▸ Information provided:
* * *

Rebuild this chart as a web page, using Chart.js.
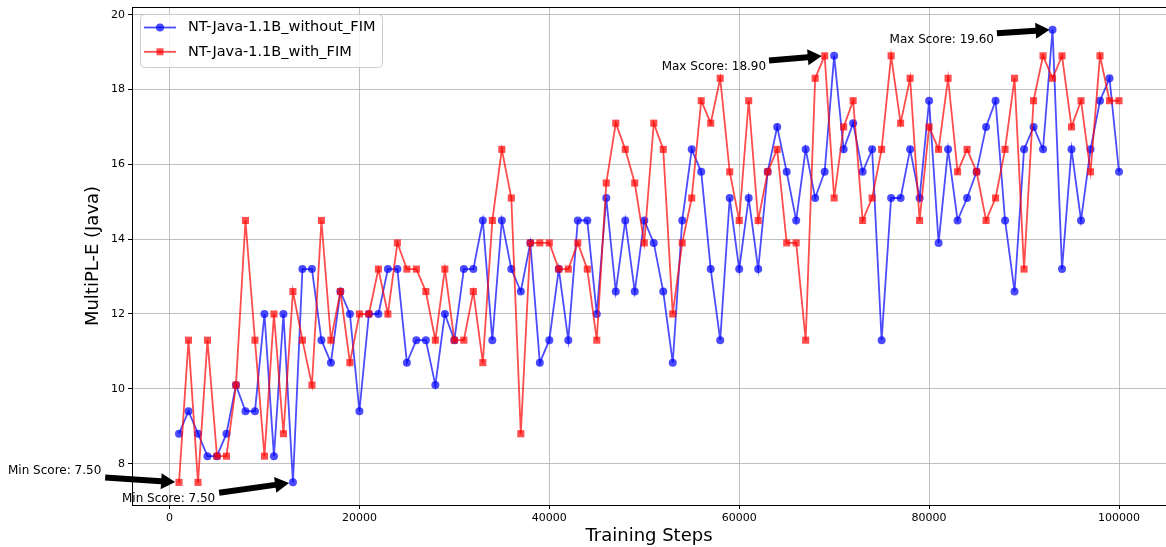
<!DOCTYPE html>
<html>
<head>
<meta charset="utf-8">
<script src="https://cdn.jsdelivr.net/npm/chart.js@4.4.1/dist/chart.umd.min.js"></script>
<style>
  html, body { margin: 0; padding: 0; background: #fff; }
  #wrap { width: 1166px; height: 547px; }
</style>
</head>
<body>
<div id="wrap"><canvas id="chart" width="1166" height="547"></canvas></div>
<script>
// Training steps (x) and MultiPL-E Java scores.
const steps = [
  1000, 2000, 3000, 4000, 5000, 6000, 7000, 8000, 9000, 10000,
  11000, 12000, 13000, 14000, 15000, 16000, 17000, 18000, 19000, 20000,
  21000, 22000, 23000, 24000, 25000, 26000, 27000, 28000, 29000, 30000,
  31000, 32000, 33000, 34000, 35000, 36000, 37000, 38000, 39000, 40000,
  41000, 42000, 43000, 44000, 45000, 46000, 47000, 48000, 49000, 50000,
  51000, 52000, 53000, 54000, 55000, 56000, 57000, 58000, 59000, 60000,
  61000, 62000, 63000, 64000, 65000, 66000, 67000, 68000, 69000, 70000,
  71000, 72000, 73000, 74000, 75000, 76000, 77000, 78000, 79000, 80000,
  81000, 82000, 83000, 84000, 85000, 86000, 87000, 88000, 89000, 90000,
  91000, 92000, 93000, 94000, 95000, 96000, 97000, 98000, 99000, 100000
];

const withoutFim = [
  8.8, 9.4, 8.8, 8.2, 8.2, 8.8, 10.1, 9.4, 9.4, 12.0,
  8.2, 12.0, 7.5, 13.2, 13.2, 11.3, 10.7, 12.6, 12.0, 9.4,
  12.0, 12.0, 13.2, 13.2, 10.7, 11.3, 11.3, 10.1, 12.0, 11.3,
  13.2, 13.2, 14.5, 11.3, 14.5, 13.2, 12.6, 13.9, 10.7, 11.3,
  13.2, 11.3, 14.5, 14.5, 12.0, 15.1, 12.6, 14.5, 12.6, 14.5,
  13.9, 12.6, 10.7, 14.5, 16.4, 15.8, 13.2, 11.3, 15.1, 13.2,
  15.1, 13.2, 15.8, 17.0, 15.8, 14.5, 16.4, 15.1, 15.8, 18.9,
  16.4, 17.1, 15.8, 16.4, 11.3, 15.1, 15.1, 16.4, 15.1, 17.7,
  13.9, 16.4, 14.5, 15.1, 15.8, 17.0, 17.7, 14.5, 12.6, 16.4,
  17.0, 16.4, 19.6, 13.2, 16.4, 14.5, 16.4, 17.7, 18.3, 15.8
];

const withFim = [
  7.5, 11.3, 7.5, 11.3, 8.2, 8.2, 10.1, 14.5, 11.3, 8.2,
  12.0, 8.8, 12.6, 11.3, 10.1, 14.5, 11.3, 12.6, 10.7, 12.0,
  12.0, 13.2, 12.0, 13.9, 13.2, 13.2, 12.6, 11.3, 13.2, 11.3,
  11.3, 12.6, 10.7, 14.5, 16.4, 15.1, 8.8, 13.9, 13.9, 13.9,
  13.2, 13.2, 13.9, 13.2, 11.3, 15.5, 17.1, 16.4, 15.5, 13.9,
  17.1, 16.4, 12.0, 13.9, 15.1, 17.7, 17.1, 18.3, 15.8, 14.5,
  17.7, 14.5, 15.8, 16.4, 13.9, 13.9, 11.3, 18.3, 18.9, 15.1,
  17.0, 17.7, 14.5, 15.1, 16.4, 18.9, 17.1, 18.3, 14.5, 17.0,
  16.4, 18.3, 15.8, 16.4, 15.8, 14.5, 15.1, 16.4, 18.3, 13.2,
  17.7, 18.9, 18.3, 18.9, 17.0, 17.7, 15.8, 18.9, 17.7, 17.7
];

const seriesNames = ['NT-Java-1.1B_without_FIM', 'NT-Java-1.1B_with_FIM'];
const xTicks = [0, 20000, 40000, 60000, 80000, 100000];
const yTicks = [8, 10, 12, 14, 16, 18, 20];

const FONT = 'DejaVu Sans';
const BLUE = 'rgba(0,0,255,0.7)';
const RED = 'rgba(255,0,0,0.7)';

const argOf = (arr, better) => arr.reduce((best, v, i) => (better(v, arr[best]) ? i : best), 0);

// which points get a "Max/Min Score" callout; dx/dy = text offset in px from the point
const callouts = [
  { ds: 0, kind: 'max', dx: -163, dy: 13 },
  { ds: 1, kind: 'max', dx: -163, dy: 14 },
  { ds: 1, kind: 'min', dx: -171, dy: -8 },
  { ds: 0, kind: 'min', dx: -171, dy: 20 },
];

function drawArrow(ctx, x0, y0, x1, y1) {
  const ang = Math.atan2(y1 - y0, x1 - x0);
  const len = Math.hypot(x1 - x0, y1 - y0);
  const bw = 3, hw = 8, hl = 14;
  ctx.save();
  ctx.translate(x0, y0);
  ctx.rotate(ang);
  ctx.beginPath();
  ctx.moveTo(0, -bw);
  ctx.lineTo(len - hl, -bw);
  ctx.lineTo(len - hl, -hw);
  ctx.lineTo(len, 0);
  ctx.lineTo(len - hl, hw);
  ctx.lineTo(len - hl, bw);
  ctx.lineTo(0, bw);
  ctx.closePath();
  ctx.fillStyle = '#000';
  ctx.fill();
  ctx.restore();
}

const calloutPlugin = {
  id: 'callouts',
  afterDatasetsDraw(chart) {
    const { ctx, scales: { x, y } } = chart;
    const fs = 12;
    ctx.save();
    ctx.font = fs + 'px "' + FONT + '"';
    ctx.textBaseline = 'alphabetic';
    ctx.textAlign = 'left';
    ctx.fillStyle = '#000';
    callouts.forEach(c => {
      const vals = c.ds === 0 ? withoutFim : withFim;
      const i = c.kind === 'max' ? argOf(vals, (a, b) => a > b) : argOf(vals, (a, b) => a < b);
      const px = x.getPixelForValue(steps[i]);
      const py = y.getPixelForValue(vals[i]);
      const text = (c.kind === 'max' ? 'Max' : 'Min') + ' Score: ' + vals[i].toFixed(2);
      const tx = px + c.dx, ty = py + c.dy;
      ctx.fillText(text, tx, ty);
      const w = ctx.measureText(text).width;
      const box = { l: tx, r: tx + w, t: ty - fs * 0.76, b: ty + fs * 0.24 };
      const pick = (opts, v) => opts.reduce((a, o) => (Math.abs(o - v) < Math.abs(a - v) ? o : a));
      const sx = pick([box.l, (box.l + box.r) / 2, box.r], px);
      const sy = pick([box.t, (box.t + box.b) / 2, box.b], py);
      const dx = px - sx, dy = py - sy;
      drawArrow(ctx, sx + dx * 0.05, sy + dy * 0.05, px - dx * 0.05, py - dy * 0.05);
    });
    ctx.restore();
  }
};

const framePlugin = {
  id: 'frame',
  afterDatasetsDraw(chart) {
    const { ctx, chartArea: a } = chart;
    ctx.save();
    ctx.strokeStyle = '#000';
    ctx.lineWidth = 1;
    ctx.strokeRect(a.left + 0.5, a.top + 0.5, a.right - a.left, a.bottom - a.top);
    ctx.restore();
  }
};

const legendPlugin = {
  id: 'boxLegend',
  afterDraw(chart) {
    const { ctx } = chart;
    const bx = 140, by = 14, bw = 242, bh = 53;
    ctx.save();
    ctx.beginPath();
    ctx.roundRect(bx + 0.5, by + 0.5, bw, bh, 4);
    ctx.fillStyle = 'rgba(255,255,255,0.8)';
    ctx.fill();
    ctx.strokeStyle = '#cccccc';
    ctx.lineWidth = 1;
    ctx.stroke();
    ctx.font = '14.5px "' + FONT + '"';
    ctx.textBaseline = 'middle';
    ctx.fillStyle = '#000';
    chart.data.datasets.forEach((ds, i) => {
      const ry = 27.5 + i * 24.3;
      ctx.strokeStyle = ds.borderColor;
      ctx.lineWidth = ds.borderWidth;
      ctx.beginPath();
      ctx.moveTo(144, ry);
      ctx.lineTo(176, ry);
      ctx.stroke();
      ctx.fillStyle = ds.backgroundColor;
      ctx.beginPath();
      if (ds.pointStyle === 'rect') ctx.rect(156.5, ry - 3.5, 7, 7);
      else ctx.arc(160, ry, 4, 0, Math.PI * 2);
      ctx.fill();
      ctx.fillStyle = '#000';
      ctx.fillText(ds.label, 188, ry);
    });
    ctx.restore();
  }
};

const noPad = s => { s.paddingLeft = 0; s.paddingRight = 0; s.paddingTop = 0; s.paddingBottom = 0; };

new Chart(document.getElementById('chart'), {
  type: 'line',
  data: {
    datasets: [
      {
        label: seriesNames[0],
        data: steps.map((s, i) => ({ x: s, y: withoutFim[i] })),
        borderColor: BLUE, backgroundColor: BLUE,
        borderWidth: 1.8, pointStyle: 'circle', pointRadius: 4, pointBorderWidth: 0,
        tension: 0, order: 1
      },
      {
        label: seriesNames[1],
        data: steps.map((s, i) => ({ x: s, y: withFim[i] })),
        borderColor: RED, backgroundColor: RED,
        borderWidth: 1.8, pointStyle: 'rect', pointRadius: 5, pointBorderWidth: 0,
        tension: 0, order: 0
      }
    ]
  },
  options: {
    responsive: false,
    animation: false,
    devicePixelRatio: 1,
    events: [],
    layout: { autoPadding: false, padding: { left: 0, right: 0, top: 7, bottom: 0 } },
    plugins: { legend: { display: false }, tooltip: { enabled: false } },
    scales: {
      x: {
        type: 'linear', min: -3950, max: 104950,
        afterBuildTicks: s => { s.ticks = xTicks.map(v => ({ value: v })); },
        afterFit: s => { s.height = 42; noPad(s); },
        ticks: { font: { family: FONT, size: 11 }, color: '#000', padding: 3, maxRotation: 0, callback: v => String(v) },
        grid: { color: '#b0b0b0', lineWidth: 0.8, tickColor: '#000', tickLength: 4, tickWidth: 1 },
        border: { color: '#000', width: 1 },
        title: { display: true, text: 'Training Steps', color: '#000', font: { family: FONT, size: 18 }, padding: { top: 0, bottom: 0 } }
      },
      y: {
        type: 'linear', min: 6.895, max: 20.205,
        afterBuildTicks: s => { s.ticks = yTicks.map(v => ({ value: v })); },
        afterFit: s => { s.width = 132; noPad(s); },
        ticks: { font: { family: FONT, size: 11 }, color: '#000', padding: 3, callback: v => String(v) },
        grid: { color: '#b0b0b0', lineWidth: 0.8, tickColor: '#000', tickLength: 4, tickWidth: 1 },
        border: { color: '#000', width: 1 },
        title: { display: true, text: 'MultiPL-E (Java)', color: '#000', font: { family: FONT, size: 18 }, padding: { top: 83, bottom: 0 } }
      }
    }
  },
  plugins: [framePlugin, calloutPlugin, legendPlugin]
});
</script>
</body>
</html>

* * *

▸ Exercise instructions: Only the count is needed: the number of lines in the data that include the word "chart".

▸ Right answer: 11